THE PROBLEM. Quote all of the data that follows exactly as written, skipping the images.

DATA BLOCK.
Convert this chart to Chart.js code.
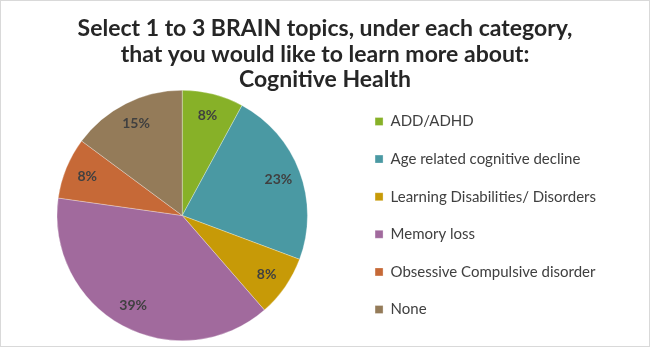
<!DOCTYPE html>
<html>
<head>
<meta charset="utf-8">
<script src="https://cdn.jsdelivr.net/npm/chart.js@4"></script>
<style>
  html, body { margin: 0; padding: 0; background: #fff; }
  #wrap { width: 650px; height: 347px; }
</style>
</head>
<body>
<div id="wrap"><canvas id="pie" width="650" height="347"></canvas></div>
<script>
const topics = ['ADD/ADHD', 'Age related cognitive decline', 'Learning Disabilities/ Disorders', 'Memory loss', 'Obsessive Compulsive disorder', 'None'];
const shares = [8, 23, 8, 39, 8, 15];
const sliceColors = ['#87b128', '#4a99a3', '#c79a07', '#a16a9d', '#c66937', '#947b59'];
const titleLines = ['Select 1 to 3 BRAIN topics, under each category,', 'that you would like to learn more about:', 'Cognitive Health'];

// white background, thin grey frame and the centred heading
const frame = {
  id: 'frame',
  beforeDraw(chart) {
    const ctx = chart.ctx;
    ctx.save();
    ctx.fillStyle = '#fff';
    ctx.fillRect(0, 0, chart.width, chart.height);
    ctx.strokeStyle = '#d9d9d9';
    ctx.lineWidth = 1;
    ctx.strokeRect(0.5, 0.5, chart.width - 1, chart.height - 1);
    ctx.font = 'bold 23px Lato, sans-serif';
    ctx.fillStyle = '#262626';
    ctx.textAlign = 'center';
    ctx.textBaseline = 'middle';
    titleLines.forEach((line, i) => ctx.fillText(line, chart.width / 2, 29 + i * 25.5));
    ctx.restore();
  }
};

// percent text inside each slice
const sliceLabels = {
  id: 'sliceLabels',
  afterDatasetsDraw(chart) {
    const ctx = chart.ctx;
    const meta = chart.getDatasetMeta(0);
    ctx.save();
    ctx.font = 'bold 14px Lato, sans-serif';
    ctx.fillStyle = '#404040';
    ctx.textAlign = 'center';
    ctx.textBaseline = 'middle';
    meta.data.forEach((arc, i) => {
      const p = arc.getProps(['x', 'y', 'startAngle', 'endAngle', 'outerRadius'], true);
      const mid = (p.startAngle + p.endAngle) / 2;
      const r = p.outerRadius * 0.82;
      ctx.fillText(shares[i] + '%', p.x + Math.cos(mid) * r, p.y + Math.sin(mid) * r);
    });
    ctx.restore();
  }
};

new Chart(document.getElementById('pie'), {
  type: 'pie',
  data: {
    labels: topics,
    datasets: [{
      data: shares,
      backgroundColor: sliceColors,
      borderColor: 'rgba(255,255,255,0.6)',
      borderWidth: 0.5
    }]
  },
  options: {
    responsive: false,
    animation: false,
    layout: { padding: { left: 12, right: 44, top: 90, bottom: 6 } },
    plugins: {
      tooltip: { enabled: false },
      title: { display: false },
      legend: {
        position: 'right',
        align: 'center',
        labels: {
          color: '#404040',
          font: { family: 'Lato, sans-serif', size: 15 },
          boxWidth: 8,
          boxHeight: 8,
          padding: 22.6
        }
      }
    }
  },
  plugins: [frame, sliceLabels]
});
</script>
</body>
</html>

WORKED ANSWER.
Convert this chart to Chart.js code.
<!DOCTYPE html>
<html>
<head>
<meta charset="utf-8">
<script src="https://cdn.jsdelivr.net/npm/chart.js@4"></script>
<style>
  html, body { margin: 0; padding: 0; background: #fff; }
  #wrap { width: 650px; height: 347px; }
</style>
</head>
<body>
<div id="wrap"><canvas id="pie" width="650" height="347"></canvas></div>
<script>
const topics = ['ADD/ADHD', 'Age related cognitive decline', 'Learning Disabilities/ Disorders', 'Memory loss', 'Obsessive Compulsive disorder', 'None'];
const shares = [8, 23, 8, 39, 8, 15];
const sliceColors = ['#87b128', '#4a99a3', '#c79a07', '#a16a9d', '#c66937', '#947b59'];
const titleLines = ['Select 1 to 3 BRAIN topics, under each category,', 'that you would like to learn more about:', 'Cognitive Health'];

// white background, thin grey frame and the centred heading
const frame = {
  id: 'frame',
  beforeDraw(chart) {
    const ctx = chart.ctx;
    ctx.save();
    ctx.fillStyle = '#fff';
    ctx.fillRect(0, 0, chart.width, chart.height);
    ctx.strokeStyle = '#d9d9d9';
    ctx.lineWidth = 1;
    ctx.strokeRect(0.5, 0.5, chart.width - 1, chart.height - 1);
    ctx.font = 'bold 23px Lato, sans-serif';
    ctx.fillStyle = '#262626';
    ctx.textAlign = 'center';
    ctx.textBaseline = 'middle';
    titleLines.forEach((line, i) => ctx.fillText(line, chart.width / 2, 29 + i * 25.5));
    ctx.restore();
  }
};

// percent text inside each slice
const sliceLabels = {
  id: 'sliceLabels',
  afterDatasetsDraw(chart) {
    const ctx = chart.ctx;
    const meta = chart.getDatasetMeta(0);
    ctx.save();
    ctx.font = 'bold 14px Lato, sans-serif';
    ctx.fillStyle = '#404040';
    ctx.textAlign = 'center';
    ctx.textBaseline = 'middle';
    meta.data.forEach((arc, i) => {
      const p = arc.getProps(['x', 'y', 'startAngle', 'endAngle', 'outerRadius'], true);
      const mid = (p.startAngle + p.endAngle) / 2;
      const r = p.outerRadius * 0.82;
      ctx.fillText(shares[i] + '%', p.x + Math.cos(mid) * r, p.y + Math.sin(mid) * r);
    });
    ctx.restore();
  }
};

new Chart(document.getElementById('pie'), {
  type: 'pie',
  data: {
    labels: topics,
    datasets: [{
      data: shares,
      backgroundColor: sliceColors,
      borderColor: 'rgba(255,255,255,0.6)',
      borderWidth: 0.5
    }]
  },
  options: {
    responsive: false,
    animation: false,
    layout: { padding: { left: 12, right: 44, top: 90, bottom: 6 } },
    plugins: {
      tooltip: { enabled: false },
      title: { display: false },
      legend: {
        position: 'right',
        align: 'center',
        labels: {
          color: '#404040',
          font: { family: 'Lato, sans-serif', size: 15 },
          boxWidth: 8,
          boxHeight: 8,
          padding: 22.6
        }
      }
    }
  },
  plugins: [frame, sliceLabels]
});
</script>
</body>
</html>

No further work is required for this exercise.